When I was first spending a lot of time getting the business going he struggled a lot with feelings of low self-esteem. It takes a lot to keep morale up at the best of times, and the sight of my business achieving a lot of success while he was going through hard times really got to him. We went through a long phase where he would take his resentment out on me with shitty emails and texts, demanding that I be home more even when he knew that me and my work were what was keeping us fed and housed, complaining about the unfairness of our industry. He would minimize what I contributed to the household, namely all the finances, saying "that's all you do". It was very hard. I sympathized with him because I've been there too, but it was very hurtful to have him dumping on me that way. He is not white, and faces subtle racism at work and in the world. He became focussed on that problem and how it impacts him and others in our profession. He's not wrong about that, but he started blaming any work that he didn't get on race. Again, he's not wrong, but at the same time he's, to be honest, kind of lazy. He spends a lot of his time gaming, not doing any professional development, not doing the hustle that all of us have to do to secure contracts. He would get defensive and petulant and hard to talk to. I struggled to balance sympathizing with tough love, or to figure out when to listen and when to give helpful advice.
At some points it was a 24/7 pity party. I almost left, but decided to stay. At the time it was for the sake of our son, but since then we've been able to work through it to a large degree. He's genuinely been better about dealing with his feelings and slowly has gotten a handle on not taking it out on me. When he's not resentful, he's great. I love being with him, talking to him, and I'm glad I stayed. Watching him work through his feelings and grow is one of my joys of our committed relationship. He's even gotten to the point where he's trying to start his own business, which I think is fantastic. He and his partner have had a few false starts finding investors but their business plan is solid and I think they would be great successes.

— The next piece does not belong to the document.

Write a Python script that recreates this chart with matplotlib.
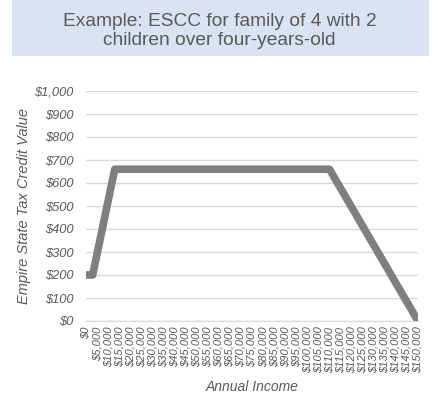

During this time I've made sure that our company has hired him regularly when we have large jobs. All of us who started it are committed to lifting our families and colleagues with us and I'm not the only one who has their significant other involved. I try to strike the right respectful balance and not bring him in so much that other people resent him or that he seems like he's getting all the work. He's great at his job whenever we use him and it's been helpful to him to be associated with our company. I know for a fact that other jobs for him came out of contacts he made while working with us.
I really thought we were getting to a good place and I had really begun to let go of the anxiety I feel around my success. I felt more confident in him and trusted him more, and it was great to feel that I didn't have to walk on eggshells. Also he had a pretty good year last year, and I thought he had matured and really started to own his shit.
Well, cut to last night. We have both have laptops that are around the house. We mostly use our own but quite regularly reach for the other person's if it's closer and we want to hop on the interwebs. On his laptop I use Chrome while he uses Safari, so we each have our own pages logged in on the different browsers. So, I'm on youtube when Messages starts popping up replies from the text conversation he's having with a mutual friend while he's in the other room. When that happens i usually notice them but ignore them, that is until one of them says "Yeah that's fucked up you feel you have to beg your wife for a job." Reddit, I am not that strong, I went and clicked on the conversation.
There it was, all the resentment I thought he'd left behind. He was complaining that another colleague's girlfriend works with us because he thinks he is more experienced than her. I'll call her Melanie. I can't agree with his take on her working with us because a) he has it wrong, she works with us occasionally, and it works out to just as much time as he does and b) yes, he's got more direct experience, but she has a related PhD, - and she's a woman. Our business caters to women. Also, and here's where it gets emotional for me, she is a huge supporter of our business. He is not. Unless I'm actually hiring him, he doesn't go out of his way to ask about it and I learned in the bad times to just not mention it because it bothered him so much. I knew all this, but in the text conversation he confessed to his friend that he's never actually read any of the stuff I've sent him, he's never watched the promotional videos we've worked so hard on. (In our everyday life he's even made comments about how he's kind of sick of white women and doesn't, for example, want to go see movies about them. Now I realize, I'm in that category.) Yet in the same text convo last night, while he's admitting he's taken almost no interest in my business, he's complaining that we haven't given him a more permanent job, and that he deserves it.
Reddit, how do I handle this? First, I shouldn't even know all this. I own that I went and read a conversation not meant for me. Do I act on this knowledge of how he really feels? Or does it count more that he is trying to give me his good side? Is that part of how he deals with his feelings, venting to someone?
Secondly, it's very hard not to take this personally. I sympathize with his feelings of being deprived but goddammit, it would be really nice to have enthusiastic support from my life partner. It's very hard not to add up all the times he's completely failed to say "I'm so proud of you" or come out to our events or let me celebrate my wins like I can with anyone else in my life. I don't want to fall into a dynamic of hoarding a list of grievances.
Thirdly, and I'm beginning to think this is the more important, I think I've lost respect for him. What kind of person thinks they deserve to be handed a job at a company they clearly have disdain for and have done little to no research on? A spoiled child, that's who. And now I'm thinking of him that way, that he's a spoiled teen who demands his mom give him a break. And he ALREADY works with us. But now, I'm resenting the opportunities I've given him.
I don't know how to talk to him about this without activating all his old anger and defensiveness. God knows my own anger is activated right now. This time of year is traditionally his worst, what with the sun going away and the shit weather. I don't want to talk to him about it until I'm more calm.
Please help me think this through, give me insight, help me with my perspective. How do I regain my respect for my husband? How do I let him work out his feelings of resentment without becoming resentful myself?
TL,DR: My husband resents my professional success but also thinks my company that he barely supports should give him a job. I am having trouble respecting him now.